My friend and I worked out a very simple solution which got us the "answer" sqrt(ag/2). However, we then realized we were definitely wrong. But we didn't go on finding the correct one as it appeared to be too difficult for us. Please solve it for me.
(It's my first question. I may have made mistakes on tags, manner, etiquette ... please go easy on me.)

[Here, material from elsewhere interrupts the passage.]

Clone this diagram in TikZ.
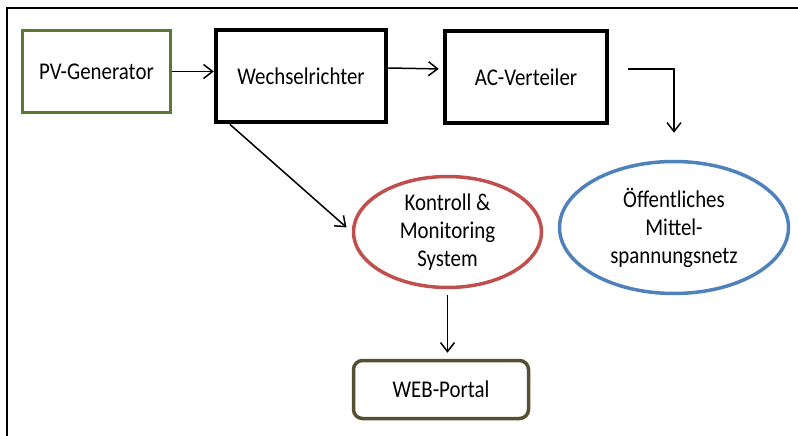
\documentclass[tikz,border=0pt]{standalone}
\usepackage{fontspec}
\setmainfont{Carlito}[FakeStretch=0.87]
\usetikzlibrary{arrows.meta}
\usetikzlibrary{shapes.geometric}
\definecolor{pvgreen}{RGB}{94,120,50}
\definecolor{kored}{RGB}{192,80,77}
\definecolor{netblue}{RGB}{79,129,189}
\definecolor{webolive}{RGB}{85,80,50}
\tikzset{blk/.style = {draw, line width=4.5pt, inner sep=0pt, align=center}}
\tikzset{oval/.style = {draw, ellipse, line width=3.5pt, inner sep=0pt, align=center}}
\tikzset{conn/.style = {->, line width=1.5pt}}

\begin{document}
\begin{tikzpicture}[x=1pt, y=-1pt, font=\fontsize{24}{28}\selectfont,
    >={Straight Barb[length=9pt,width=14pt]}]
    \useasboundingbox (0, 0) rectangle (798, 436);
    \draw [line width=2.2pt] (7, 436) -- (7, 8) -- (798, 8);

    \node [blk, draw=pvgreen, line width=3.5pt, minimum width=148, minimum height=82] (pv) at (96.5, 71.5) {PV-Generator};
    \node [blk, minimum width=170, minimum height=92] (wr) at (301, 76) {Wechselrichter};
    \node [blk, minimum width=162, minimum height=92] (ac) at (526, 77) {AC-Verteiler};
    \node [oval, draw=kored, minimum width=188, minimum height=111] (ko) at (447.5, 232) {Kontroll \&\\Monitoring\\System};
    \node [oval, draw=netblue, minimum width=229, minimum height=132] (oe) at (674, 227.5) {Öffentliches\\Mittel-\\spannungsnetz};
    \node [blk, draw=webolive, line width=3.5pt, rounded corners=9pt, minimum width=175, minimum height=58] (web) at (441, 389.5) {WEB-Portal};

    \draw [conn] (pv.east) -- (pv.east -| wr.west);
    \draw [conn, shorten >=4pt] ([yshift=8pt]wr.east) -- ([yshift=8pt]ac.west);
    \draw [conn] ([xshift=19pt, yshift=8pt]ac.east) -| ([yshift=27pt]oe.north);
    \draw [conn, shorten >=7pt] ([xshift=16pt]wr.south west) -- (ko.west);
    \draw [conn, shorten <=6pt, shorten >=6pt] (ko.south) -- (ko.south |- web.north);
  \end{tikzpicture}
\end{document}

The speed of projection is minimal when the projectile just grazes the mound, or equivalently when the projectile fired tangentially to the mound in a vertical plane hits the apex of the mound. Taking the projection point as $(-a\sin\theta,a\cos\theta)$, with the $y$ axis vertical through the centre of the mound, the trajectory in this plane is given by $$y-a\cos\theta=(x+a\sin\theta)\tan\theta-\frac{g(x+a\sin\theta)^2}{2v^2\cos^2\theta},$$where $g$ is the acceleration due to gravity and $v$ is the speed of projection. Substituting in $x=0$ and $y=a$ (the apex) gives, after simplification, $$\frac{2v^2}{ga}=1+\sec\theta.$$ The speed $u$ at the apex is given by $v^2=u^2+2ga(1-\cos\theta)$, or$$u^2=\frac{ga}2(4\cos\theta+\sec\theta-3).$$To minimize this, differentiate with respect to $\theta$ and equate to zero, giving$$-4\sin\theta+\sec\theta\tan\theta=0,$$or $\theta=\frac13\pi.$ Finally, this gives $u^2=\frac12ga$ or $u=\sqrt{\frac12ga}$.